So Mark Twain said that there are two kinds of speakers: those that are nervous and those that are liars!
Most people do get nervous when they have to speak in public and some people will just do everything they can to avoid it, but lots of us will have to do so occasionally, either at a funeral, a wedding or in a job interview. I have had to do so on many occasions now: I was a teacher; I did a speech at my second wedding; I was a researcher and spoke to several audiences including about 100 people at an international conference; I have lectured to BSc and MSc students; and now I can add doing a sermon to my list.
So here are some tips to help you, if you find yourself in that situation anytime soon:
Talk slowly and fall in love with the full stop!

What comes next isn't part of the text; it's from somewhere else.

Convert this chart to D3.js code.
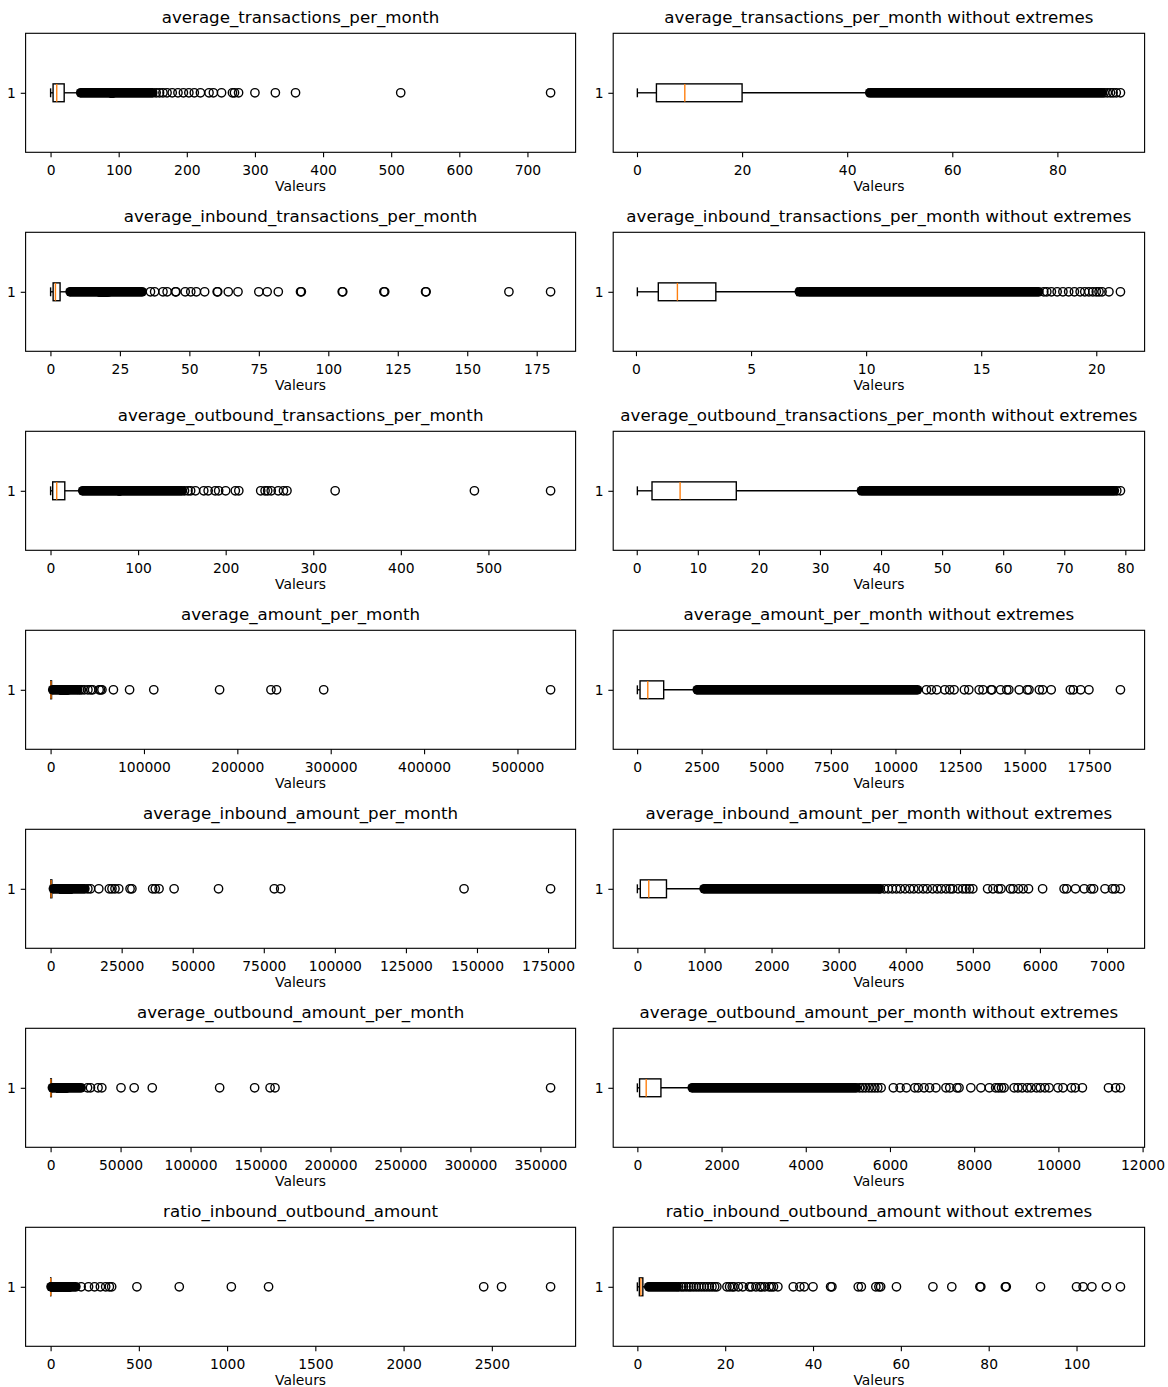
<!DOCTYPE html>
<html>
<head>
<meta charset="utf-8">
<script src="https://cdn.jsdelivr.net/npm/d3@7"></script>
<style>
  body { margin: 0; background: #ffffff; }
  svg { display: block; }
  text { font-family: "DejaVu Sans", sans-serif; fill: #000; }
</style>
</head>
<body>
<svg id="chart" width="1168" height="1387"></svg>
<script>
// ---------- DATA ----------
const metrics = [
  "average_transactions_per_month",
  "average_inbound_transactions_per_month",
  "average_outbound_transactions_per_month",
  "average_amount_per_month",
  "average_inbound_amount_per_month",
  "average_outbound_amount_per_month",
  "ratio_inbound_outbound_amount"
];
const trimSuffix = " without extremes";
const xLabel = "Valeurs";
const yTickLabels = ["1"];

// box statistics per metric
const lowWhiskers  = [0.07, 0.06, 0.1, 10, 0, 0, 0];
const q1s          = [3.7, 0.97, 2.5, 114, 44, 53, 0.45];
const medians      = [9.1, 1.8, 7.1, 414, 170, 210, 0.8];
const q3s          = [20, 3.47, 16.3, 1029, 434, 560, 1.25];
const highWhiskers = [44.0, 7.0, 36.5, 2300, 990, 1300, 2.45];

// value ranges where outliers are so numerous that their markers merge into a solid band
const denseTxTrim     = [[44.3, 88.5]];
const denseInTxTrim   = [[7.1, 17.5]];
const denseOutTxTrim  = [[36.8, 78.2]];
const denseAmtTrim    = [[2330, 10850]];
const denseInAmtTrim  = [[995, 3600]];
const denseOutAmtTrim = [[1305, 5200]];
const denseRatioTrim  = [[2.6, 9.0]];

const denseTxExt     = [[88.5, 150]];
const denseInTxExt   = [[17.5, 33.0]];
const denseOutTxExt  = [[78.2, 150]];
const denseAmtExt    = [[10850, 29000]];
const denseInAmtExt  = [[3600, 12050]];
const denseOutAmtExt = [[5200, 21800]];
const denseRatioExt  = [[9.0, 143]];

// individually visible outliers kept in the "without extremes" view
const fliersTxTrim = [88.9,89.5,90.1,90.6,91.2,92.0];
const fliersInTxTrim = [17.72,17.85,18.05,18.30,18.55,18.80,19.05,19.30,19.50,19.68,19.85,20.00,20.12,20.25,20.55,21.05];
const fliersOutTxTrim = [78.6,79.2];
const fliersAmtTrim = [11200,11390,11600,11910,12100,12270,12670,12840,13240,13390,13700,13740,14070,14310,14390,14790,15100,15170,15570,15700,16030,16770,16890,17170,17490,18710];
const fliersInAmtTrim = [3620,3680,3740,3800,3860,3920,3990,4060,4120,4190,4260,4320,4400,4470,4530,4600,4660,4700,4780,4850,4900,4950,5000,5220,5300,5380,5420,5560,5600,5680,5750,5830,6040,6360,6400,6530,6660,6760,6800,6970,7080,7120,7200];
const fliersOutAmtTrim = [5280,5350,5420,5500,5570,5640,5710,5790,6080,6240,6390,6590,6670,6810,6940,7090,7330,7420,7590,7640,7920,8160,8360,8510,8580,8650,8710,8950,9040,9140,9260,9350,9480,9570,9680,9780,9990,10110,10310,10400,10570,11190,11360,11474];
const fliersRatioTrim = [9.4,10.0,10.5,11.1,11.7,12.2,12.8,13.4,14.0,14.6,15.2,15.8,16.4,17.0,17.6,18.1,20.4,21.0,21.6,22.0,23.0,24.0,25.5,26.0,27.0,27.9,28.3,29.0,30.0,30.5,31.0,32.0,35.5,37.0,38.0,40.0,44.0,44.3,50.3,51.0,54.3,55.0,55.4,59.0,67.3,71.6,78.0,78.2,83.8,84.0,91.8,100.0,101.5,103.5,106.8,110.0];

// extreme values removed in the "without extremes" view
const extremesTx = [155,160,165,171,178.6,187,195,203,211,220,232.6,239,251,267,270,276,300,330,359.6,514,734];
const extremesInTx = [36,37.5,40.5,42,45,45.2,48.5,50.5,52.5,55.5,60,60.2,64,67.5,75,78,82,90,90.3,105,105.2,120,120.3,135,135.2,165,180];
const extremesOutTx = [153,157,160,165.5,175,180,188,192,200,211,215,240,245,248,252,260,266,270,325,484,571];
const extremesAmt = [31000,33000,36000,40000,43000,45000,52000,53500,55000,67300,84600,110500,181000,236000,242000,292500,535500];
const extremesInAmt = [13110,14040,16960,20660,21590,22650,23980,27950,28600,35900,36830,38150,43450,59080,78690,80940,145450,175900];
const extremesOutAmt = [26400,28500,33900,36600,50310,59730,72640,120800,145800,156850,160350,357300];
const extremesRatio = [173,215,249,282,312,333,346,489,729,1024,1235,2454,2555,2833];

// tick values
const ticksTx = [0,100,200,300,400,500,600,700];
const ticksTxTrim = [0,20,40,60,80];
const ticksInTx = [0,25,50,75,100,125,150,175];
const ticksInTxTrim = [0,5,10,15,20];
const ticksOutTx = [0,100,200,300,400,500];
const ticksOutTxTrim = [0,10,20,30,40,50,60,70,80];
const ticksAmt = [0,100000,200000,300000,400000,500000];
const ticksAmtTrim = [0,2500,5000,7500,10000,12500,15000,17500];
const ticksInAmt = [0,25000,50000,75000,100000,125000,150000,175000];
const ticksInAmtTrim = [0,1000,2000,3000,4000,5000,6000,7000];
const ticksOutAmt = [0,50000,100000,150000,200000,250000,300000,350000];
const ticksOutAmtTrim = [0,2000,4000,6000,8000,10000,12000];
const ticksRatio = [0,500,1000,1500,2000,2500];
const ticksRatioTrim = [0,20,40,60,80,100];

const trimmedDense = [denseTxTrim, denseInTxTrim, denseOutTxTrim, denseAmtTrim, denseInAmtTrim, denseOutAmtTrim, denseRatioTrim];
const extremeDense = [denseTxExt, denseInTxExt, denseOutTxExt, denseAmtExt, denseInAmtExt, denseOutAmtExt, denseRatioExt];
const trimmedFliers = [fliersTxTrim, fliersInTxTrim, fliersOutTxTrim, fliersAmtTrim, fliersInAmtTrim, fliersOutAmtTrim, fliersRatioTrim];
const extremeFliers = [extremesTx, extremesInTx, extremesOutTx, extremesAmt, extremesInAmt, extremesOutAmt, extremesRatio];
const fullTicks = [ticksTx, ticksInTx, ticksOutTx, ticksAmt, ticksInAmt, ticksOutAmt, ticksRatio];
const trimTicks = [ticksTxTrim, ticksInTxTrim, ticksOutTxTrim, ticksAmtTrim, ticksInAmtTrim, ticksOutAmtTrim, ticksRatioTrim];

// ---------- BUILD PANELS ----------
const panels = [];
metrics.forEach((m, i) => {
  const stats = {low: lowWhiskers[i], q1: q1s[i], med: medians[i], q3: q3s[i], high: highWhiskers[i]};
  panels.push(Object.assign({
    title: m,
    dense: trimmedDense[i].concat(extremeDense[i]),
    fliers: trimmedFliers[i].concat(extremeFliers[i]),
    ticks: fullTicks[i]}, stats));
  panels.push(Object.assign({
    title: m + trimSuffix,
    dense: trimmedDense[i],
    fliers: trimmedFliers[i],
    ticks: trimTicks[i]}, stats));
});

// ---------- LAYOUT ----------
const PT = 100 / 72;
const colX = [[25.6, 575.6], [613.2, 1144.6]];
const firstTop = 33.3, rowStep = 199, panelH = 119;
const tickLen = 3.5 * PT;
const lw = 1 * PT, spineW = 0.8 * PT;
const tickFont = 10 * PT, titleFont = 12 * PT;
const markerR = 3 * PT;
const outerR = markerR + lw / 2;
const orange = "#ff7f0e";

const svg = d3.select("#chart");
svg.append("rect").attr("width", 1168).attr("height", 1387).attr("fill", "#fff");

panels.forEach((p, k) => {
  const row = Math.floor(k / 2), col = k % 2;
  const [x0, x1] = colX[col];
  const y0 = firstTop + rowStep * row, y1 = y0 + panelH;

  const all = [p.low, p.high].concat(p.fliers, p.dense.flat());
  const [mn, mx] = d3.extent(all);
  const pad = (mx - mn) * 0.05;
  const x = d3.scaleLinear().domain([mn - pad, mx + pad]).range([x0, x1]);
  const y = d3.scaleLinear().domain([0.5, 1.5]).range([y1, y0]);
  const bw = 0.15, cw = 0.075;

  const g = svg.append("g");

  // x axis
  const xa = g.append("g").attr("transform", `translate(0,${y1})`)
    .call(d3.axisBottom(x).tickValues(p.ticks).tickFormat(d => String(d))
      .tickSize(tickLen).tickSizeOuter(0).tickPadding(7.8));
  xa.select(".domain").remove();
  xa.selectAll("line").attr("stroke", "#000").attr("stroke-width", spineW);
  xa.selectAll("text").attr("font-size", tickFont).attr("font-family", "DejaVu Sans");

  // y axis
  const ya = g.append("g").attr("transform", `translate(${x0},0)`)
    .call(d3.axisLeft(y).tickValues([1]).tickFormat((d, i) => yTickLabels[i])
      .tickSize(tickLen).tickSizeOuter(0).tickPadding(tickLen));
  ya.select(".domain").remove();
  ya.selectAll("line").attr("stroke", "#000").attr("stroke-width", spineW);
  ya.selectAll("text").attr("font-size", tickFont).attr("font-family", "DejaVu Sans");

  // whiskers
  g.append("line").attr("x1", x(p.q1)).attr("x2", x(p.low)).attr("y1", y(1)).attr("y2", y(1))
    .attr("stroke", "#000").attr("stroke-width", lw);
  g.append("line").attr("x1", x(p.q3)).attr("x2", x(p.high)).attr("y1", y(1)).attr("y2", y(1))
    .attr("stroke", "#000").attr("stroke-width", lw);
  // caps
  [p.low, p.high].forEach(v => {
    g.append("line").attr("x1", x(v)).attr("x2", x(v)).attr("y1", y(1 - cw / 2)).attr("y2", y(1 + cw / 2))
      .attr("stroke", "#000").attr("stroke-width", lw);
  });
  // box
  g.append("rect").attr("x", x(p.q1)).attr("y", y(1 + bw / 2))
    .attr("width", Math.max(0.01, x(p.q3) - x(p.q1))).attr("height", y(1 - bw / 2) - y(1 + bw / 2))
    .attr("fill", "none").attr("stroke", "#000").attr("stroke-width", lw);
  // median
  g.append("line").attr("x1", x(p.med)).attr("x2", x(p.med)).attr("y1", y(1 - bw / 2)).attr("y2", y(1 + bw / 2))
    .attr("stroke", orange).attr("stroke-width", lw);

  // dense outlier bands (merged markers)
  g.append("g").selectAll("rect").data(p.dense).join("rect")
    .attr("x", d => x(d[0]) - outerR).attr("y", y(1) - outerR)
    .attr("width", d => x(d[1]) - x(d[0]) + 2 * outerR).attr("height", 2 * outerR)
    .attr("rx", outerR).attr("ry", outerR).attr("fill", "#000");
  // individual fliers
  g.append("g").selectAll("circle").data(p.fliers).join("circle")
    .attr("cx", d => x(d)).attr("cy", y(1)).attr("r", markerR)
    .attr("fill", "none").attr("stroke", "#000").attr("stroke-width", lw);

  // frame
  g.append("rect").attr("x", x0).attr("y", y0).attr("width", x1 - x0).attr("height", y1 - y0)
    .attr("fill", "none").attr("stroke", "#000").attr("stroke-width", spineW);

  // title and label
  g.append("text").attr("x", (x0 + x1) / 2).attr("y", y0 - 10).attr("text-anchor", "middle")
    .attr("font-size", titleFont).text(p.title);
  g.append("text").attr("x", (x0 + x1) / 2).attr("y", y1 + 38.3).attr("text-anchor", "middle")
    .attr("font-size", tickFont).text(xLabel);
});
</script>
</body>
</html>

If nervous get rid of the excess adrenaline in advance by either shaking out your hands or by doing some rhythmic breathing (longer on the out-breath).
An old cliche, but true – speak to the person at the back of the room, especially if not miked up.
Don’t worry about people’s hearing aids – that is their responsibility not yours!
Move around a bit and use hand gestures to keep them on their toes.
Modulate your voice.
Don’t be afraid to use notes – but do look up at your audience at regular intervals.
Don’t tell jokes if that is not your forte, but do use humour when appropriate.
Don’t speak for too long – shorter is normally better and if asked to speak for more than 15 minutes, include elements of interaction.
If using PowerPoint, include pictures when you can and if using written slides follow the 666 “rule” ( 6 slides per 10 mins, 6 lines per slide and 6 words per line).